start

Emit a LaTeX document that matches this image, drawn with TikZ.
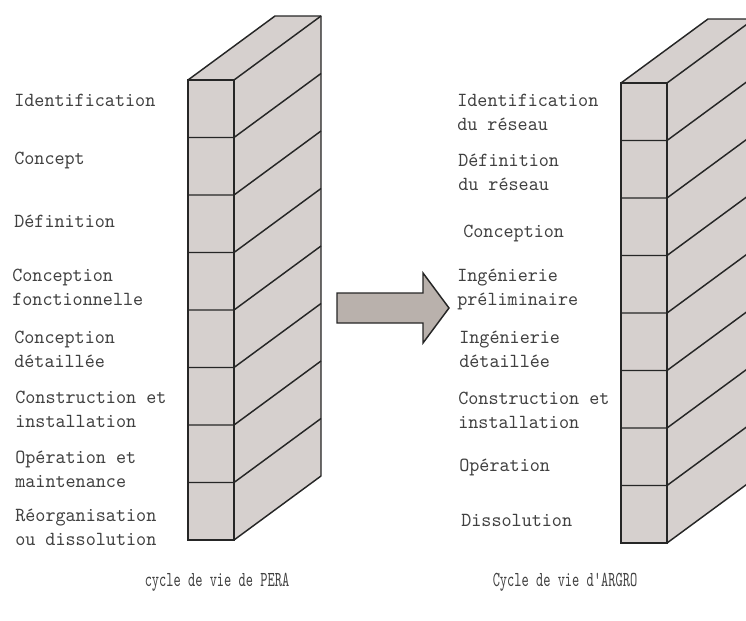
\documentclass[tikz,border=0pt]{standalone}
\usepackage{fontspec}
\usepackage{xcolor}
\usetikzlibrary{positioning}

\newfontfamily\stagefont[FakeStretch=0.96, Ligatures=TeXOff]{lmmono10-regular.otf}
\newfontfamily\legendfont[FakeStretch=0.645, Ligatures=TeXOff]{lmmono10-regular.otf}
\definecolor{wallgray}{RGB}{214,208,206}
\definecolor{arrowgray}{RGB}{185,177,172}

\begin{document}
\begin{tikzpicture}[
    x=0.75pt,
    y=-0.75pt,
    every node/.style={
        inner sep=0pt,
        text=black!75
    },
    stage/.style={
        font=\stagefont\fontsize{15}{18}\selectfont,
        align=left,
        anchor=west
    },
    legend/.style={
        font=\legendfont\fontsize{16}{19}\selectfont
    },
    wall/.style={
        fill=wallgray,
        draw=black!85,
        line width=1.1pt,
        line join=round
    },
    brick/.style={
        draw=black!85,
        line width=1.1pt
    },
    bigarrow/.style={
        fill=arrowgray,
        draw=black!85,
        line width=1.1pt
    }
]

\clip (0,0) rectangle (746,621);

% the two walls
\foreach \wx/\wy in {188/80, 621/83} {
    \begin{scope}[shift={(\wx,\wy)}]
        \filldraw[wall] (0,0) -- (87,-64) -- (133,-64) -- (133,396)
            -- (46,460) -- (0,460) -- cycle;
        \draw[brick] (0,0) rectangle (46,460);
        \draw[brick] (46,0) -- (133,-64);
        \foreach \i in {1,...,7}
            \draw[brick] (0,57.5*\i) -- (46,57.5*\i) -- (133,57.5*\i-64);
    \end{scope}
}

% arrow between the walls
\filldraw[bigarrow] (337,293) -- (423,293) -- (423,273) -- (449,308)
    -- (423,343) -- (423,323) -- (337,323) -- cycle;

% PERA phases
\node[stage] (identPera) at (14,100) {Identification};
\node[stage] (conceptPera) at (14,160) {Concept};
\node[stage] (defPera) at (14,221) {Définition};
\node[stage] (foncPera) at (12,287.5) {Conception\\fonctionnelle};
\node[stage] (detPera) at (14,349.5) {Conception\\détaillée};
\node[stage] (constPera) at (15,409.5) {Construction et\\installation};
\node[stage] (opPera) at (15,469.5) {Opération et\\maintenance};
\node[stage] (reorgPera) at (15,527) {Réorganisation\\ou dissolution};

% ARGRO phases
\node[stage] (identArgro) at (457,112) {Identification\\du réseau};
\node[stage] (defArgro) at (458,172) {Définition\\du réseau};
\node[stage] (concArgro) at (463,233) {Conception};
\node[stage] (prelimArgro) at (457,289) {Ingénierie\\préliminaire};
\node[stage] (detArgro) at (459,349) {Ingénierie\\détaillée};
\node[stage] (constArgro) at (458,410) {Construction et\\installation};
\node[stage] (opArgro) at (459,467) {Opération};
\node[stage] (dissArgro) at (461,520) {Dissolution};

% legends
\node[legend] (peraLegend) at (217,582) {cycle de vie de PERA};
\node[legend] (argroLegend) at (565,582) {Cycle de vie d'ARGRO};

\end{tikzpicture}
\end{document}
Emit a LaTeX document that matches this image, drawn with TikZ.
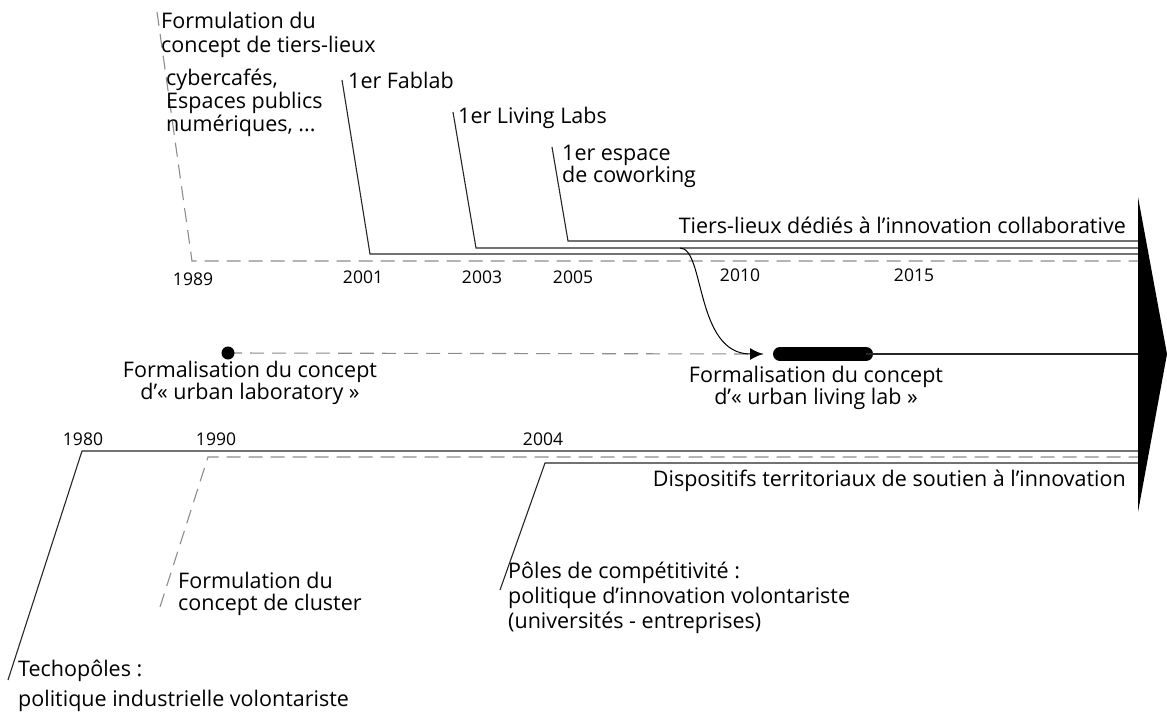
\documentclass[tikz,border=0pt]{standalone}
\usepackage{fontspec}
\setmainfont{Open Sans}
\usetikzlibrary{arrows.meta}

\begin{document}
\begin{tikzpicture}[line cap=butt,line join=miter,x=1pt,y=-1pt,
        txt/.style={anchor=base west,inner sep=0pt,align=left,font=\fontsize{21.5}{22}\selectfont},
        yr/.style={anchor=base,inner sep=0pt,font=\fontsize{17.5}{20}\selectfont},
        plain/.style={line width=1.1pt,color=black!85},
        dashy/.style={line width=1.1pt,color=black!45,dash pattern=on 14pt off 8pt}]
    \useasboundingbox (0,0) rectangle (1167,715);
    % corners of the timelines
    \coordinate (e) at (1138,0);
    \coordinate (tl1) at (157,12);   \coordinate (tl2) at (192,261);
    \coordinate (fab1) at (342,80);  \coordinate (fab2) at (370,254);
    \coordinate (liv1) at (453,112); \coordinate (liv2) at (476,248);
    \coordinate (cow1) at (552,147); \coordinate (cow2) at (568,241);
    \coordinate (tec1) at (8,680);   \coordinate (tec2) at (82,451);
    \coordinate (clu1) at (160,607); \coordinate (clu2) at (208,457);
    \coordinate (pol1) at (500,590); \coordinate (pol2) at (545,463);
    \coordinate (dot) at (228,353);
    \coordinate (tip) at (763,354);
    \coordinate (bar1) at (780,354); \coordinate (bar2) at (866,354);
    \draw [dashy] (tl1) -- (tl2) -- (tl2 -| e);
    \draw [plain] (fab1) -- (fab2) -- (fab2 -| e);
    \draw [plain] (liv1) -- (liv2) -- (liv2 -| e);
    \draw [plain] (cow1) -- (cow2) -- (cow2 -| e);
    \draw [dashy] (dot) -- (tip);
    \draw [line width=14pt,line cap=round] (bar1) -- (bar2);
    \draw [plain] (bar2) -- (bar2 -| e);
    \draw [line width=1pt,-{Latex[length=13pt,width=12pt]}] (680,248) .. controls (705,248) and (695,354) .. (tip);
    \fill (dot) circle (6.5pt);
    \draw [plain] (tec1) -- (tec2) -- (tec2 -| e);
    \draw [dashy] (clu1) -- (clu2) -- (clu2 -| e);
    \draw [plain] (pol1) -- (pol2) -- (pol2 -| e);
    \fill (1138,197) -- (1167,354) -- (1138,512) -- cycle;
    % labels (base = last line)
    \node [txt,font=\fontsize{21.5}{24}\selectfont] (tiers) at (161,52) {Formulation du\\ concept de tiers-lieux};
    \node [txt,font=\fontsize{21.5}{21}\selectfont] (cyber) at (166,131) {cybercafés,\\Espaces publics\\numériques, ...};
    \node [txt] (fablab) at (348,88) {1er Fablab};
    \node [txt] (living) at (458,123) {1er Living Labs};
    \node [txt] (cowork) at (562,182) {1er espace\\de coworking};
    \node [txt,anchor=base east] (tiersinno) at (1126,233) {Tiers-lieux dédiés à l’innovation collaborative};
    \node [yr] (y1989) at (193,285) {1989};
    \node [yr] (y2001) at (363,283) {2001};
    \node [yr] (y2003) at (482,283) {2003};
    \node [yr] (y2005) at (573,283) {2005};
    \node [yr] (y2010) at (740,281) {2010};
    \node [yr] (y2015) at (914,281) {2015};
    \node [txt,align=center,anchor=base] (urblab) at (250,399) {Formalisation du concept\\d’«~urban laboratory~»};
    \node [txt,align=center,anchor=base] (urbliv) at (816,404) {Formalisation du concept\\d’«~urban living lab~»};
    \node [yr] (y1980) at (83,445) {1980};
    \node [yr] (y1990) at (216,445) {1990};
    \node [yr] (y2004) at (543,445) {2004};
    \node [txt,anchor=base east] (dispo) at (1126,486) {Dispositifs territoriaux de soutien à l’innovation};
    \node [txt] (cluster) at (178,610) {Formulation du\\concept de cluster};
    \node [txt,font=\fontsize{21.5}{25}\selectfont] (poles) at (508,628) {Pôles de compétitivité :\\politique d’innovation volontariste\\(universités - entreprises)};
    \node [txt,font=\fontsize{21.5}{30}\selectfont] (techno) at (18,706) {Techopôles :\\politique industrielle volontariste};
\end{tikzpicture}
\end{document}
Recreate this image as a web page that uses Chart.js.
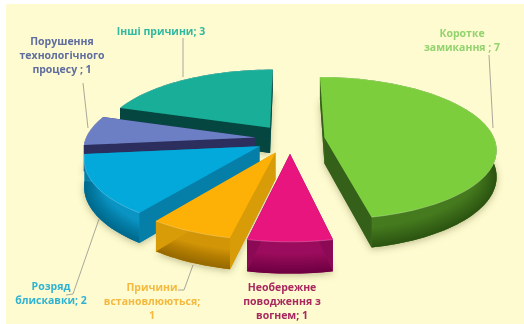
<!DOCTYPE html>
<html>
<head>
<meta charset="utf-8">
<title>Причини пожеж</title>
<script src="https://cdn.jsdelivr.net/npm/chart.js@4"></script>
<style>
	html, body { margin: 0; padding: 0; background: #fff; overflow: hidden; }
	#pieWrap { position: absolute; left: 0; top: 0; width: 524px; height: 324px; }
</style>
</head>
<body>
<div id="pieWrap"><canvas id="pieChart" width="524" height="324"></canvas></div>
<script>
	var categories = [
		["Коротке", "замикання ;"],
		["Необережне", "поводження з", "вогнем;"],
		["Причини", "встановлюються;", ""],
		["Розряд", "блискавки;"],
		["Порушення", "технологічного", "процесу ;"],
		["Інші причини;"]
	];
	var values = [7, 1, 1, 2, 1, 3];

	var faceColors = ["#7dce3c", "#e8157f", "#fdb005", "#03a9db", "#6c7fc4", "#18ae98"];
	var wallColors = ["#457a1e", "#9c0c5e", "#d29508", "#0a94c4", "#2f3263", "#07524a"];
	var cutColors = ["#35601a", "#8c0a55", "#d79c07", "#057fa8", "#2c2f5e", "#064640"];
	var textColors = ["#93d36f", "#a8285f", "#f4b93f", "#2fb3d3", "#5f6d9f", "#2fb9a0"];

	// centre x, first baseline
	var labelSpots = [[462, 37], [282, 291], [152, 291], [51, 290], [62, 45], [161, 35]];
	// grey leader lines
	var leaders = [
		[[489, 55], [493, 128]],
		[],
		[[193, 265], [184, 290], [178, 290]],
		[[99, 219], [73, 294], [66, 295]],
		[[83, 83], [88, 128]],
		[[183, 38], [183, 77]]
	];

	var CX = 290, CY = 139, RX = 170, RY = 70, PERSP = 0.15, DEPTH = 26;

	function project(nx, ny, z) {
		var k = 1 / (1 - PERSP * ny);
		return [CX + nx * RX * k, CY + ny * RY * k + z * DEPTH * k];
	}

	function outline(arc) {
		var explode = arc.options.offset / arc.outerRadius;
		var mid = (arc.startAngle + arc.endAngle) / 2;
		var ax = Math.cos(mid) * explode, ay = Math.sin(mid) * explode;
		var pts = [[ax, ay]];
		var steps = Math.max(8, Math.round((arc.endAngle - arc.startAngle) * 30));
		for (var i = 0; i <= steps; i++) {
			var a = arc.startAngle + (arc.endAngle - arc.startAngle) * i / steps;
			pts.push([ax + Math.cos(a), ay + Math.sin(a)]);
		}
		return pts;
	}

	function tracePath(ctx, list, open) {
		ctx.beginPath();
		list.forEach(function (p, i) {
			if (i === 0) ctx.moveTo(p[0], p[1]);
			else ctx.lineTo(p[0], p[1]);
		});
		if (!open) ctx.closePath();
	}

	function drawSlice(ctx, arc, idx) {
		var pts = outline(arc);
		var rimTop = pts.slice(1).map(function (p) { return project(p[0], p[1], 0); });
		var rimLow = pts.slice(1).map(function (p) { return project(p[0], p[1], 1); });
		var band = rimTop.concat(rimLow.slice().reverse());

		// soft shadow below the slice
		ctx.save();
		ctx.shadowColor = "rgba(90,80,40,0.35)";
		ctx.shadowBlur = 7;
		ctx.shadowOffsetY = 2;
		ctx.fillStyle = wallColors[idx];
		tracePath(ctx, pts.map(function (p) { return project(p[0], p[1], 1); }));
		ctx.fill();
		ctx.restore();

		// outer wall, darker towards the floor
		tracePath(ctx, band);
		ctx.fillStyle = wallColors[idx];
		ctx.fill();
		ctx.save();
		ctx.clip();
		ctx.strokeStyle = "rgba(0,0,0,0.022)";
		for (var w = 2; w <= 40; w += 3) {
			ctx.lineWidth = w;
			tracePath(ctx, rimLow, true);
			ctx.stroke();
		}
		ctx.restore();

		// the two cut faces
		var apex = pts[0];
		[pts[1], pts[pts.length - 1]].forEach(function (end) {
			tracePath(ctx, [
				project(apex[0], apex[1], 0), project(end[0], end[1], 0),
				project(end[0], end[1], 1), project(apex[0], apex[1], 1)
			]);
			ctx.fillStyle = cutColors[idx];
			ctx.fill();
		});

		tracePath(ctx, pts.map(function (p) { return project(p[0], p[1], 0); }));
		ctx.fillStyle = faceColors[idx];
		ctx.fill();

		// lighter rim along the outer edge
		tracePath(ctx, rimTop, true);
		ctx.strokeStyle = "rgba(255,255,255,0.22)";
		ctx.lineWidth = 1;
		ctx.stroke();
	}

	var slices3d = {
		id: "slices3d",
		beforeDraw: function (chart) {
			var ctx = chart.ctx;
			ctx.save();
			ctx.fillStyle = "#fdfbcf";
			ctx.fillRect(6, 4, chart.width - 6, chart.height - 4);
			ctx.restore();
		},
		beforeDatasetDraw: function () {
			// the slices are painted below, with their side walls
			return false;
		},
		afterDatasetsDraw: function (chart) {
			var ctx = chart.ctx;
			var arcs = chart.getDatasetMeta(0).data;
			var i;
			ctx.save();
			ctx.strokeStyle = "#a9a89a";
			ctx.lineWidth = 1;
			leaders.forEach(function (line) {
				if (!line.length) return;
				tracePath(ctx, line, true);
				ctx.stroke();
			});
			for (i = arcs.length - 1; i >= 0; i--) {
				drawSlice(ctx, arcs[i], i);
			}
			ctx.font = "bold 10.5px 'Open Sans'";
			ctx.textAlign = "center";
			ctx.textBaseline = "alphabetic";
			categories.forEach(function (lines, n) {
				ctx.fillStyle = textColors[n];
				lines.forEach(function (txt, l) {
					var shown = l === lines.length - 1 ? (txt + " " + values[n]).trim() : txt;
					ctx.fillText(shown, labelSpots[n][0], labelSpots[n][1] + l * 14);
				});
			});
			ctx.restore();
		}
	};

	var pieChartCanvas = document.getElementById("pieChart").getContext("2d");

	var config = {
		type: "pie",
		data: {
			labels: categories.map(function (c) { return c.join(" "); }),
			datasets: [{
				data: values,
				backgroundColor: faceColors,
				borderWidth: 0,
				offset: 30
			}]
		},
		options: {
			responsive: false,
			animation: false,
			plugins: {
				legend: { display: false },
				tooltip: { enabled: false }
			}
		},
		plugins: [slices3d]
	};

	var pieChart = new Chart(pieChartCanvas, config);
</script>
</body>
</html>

end

— AIM OF THE EXERCISE —
Quote, please, every line of the material above from its start through the line that has "(0,0) rectangle (746,621);", reproducing the words exactly and dropping any images.

— RESPONSE TO THE TASK —
Emit a LaTeX document that matches this image, drawn with TikZ.
\documentclass[tikz,border=0pt]{standalone}
\usepackage{fontspec}
\usepackage{xcolor}
\usetikzlibrary{positioning}

\newfontfamily\stagefont[FakeStretch=0.96, Ligatures=TeXOff]{lmmono10-regular.otf}
\newfontfamily\legendfont[FakeStretch=0.645, Ligatures=TeXOff]{lmmono10-regular.otf}
\definecolor{wallgray}{RGB}{214,208,206}
\definecolor{arrowgray}{RGB}{185,177,172}

\begin{document}
\begin{tikzpicture}[
    x=0.75pt,
    y=-0.75pt,
    every node/.style={
        inner sep=0pt,
        text=black!75
    },
    stage/.style={
        font=\stagefont\fontsize{15}{18}\selectfont,
        align=left,
        anchor=west
    },
    legend/.style={
        font=\legendfont\fontsize{16}{19}\selectfont
    },
    wall/.style={
        fill=wallgray,
        draw=black!85,
        line width=1.1pt,
        line join=round
    },
    brick/.style={
        draw=black!85,
        line width=1.1pt
    },
    bigarrow/.style={
        fill=arrowgray,
        draw=black!85,
        line width=1.1pt
    }
]

\clip (0,0) rectangle (746,621);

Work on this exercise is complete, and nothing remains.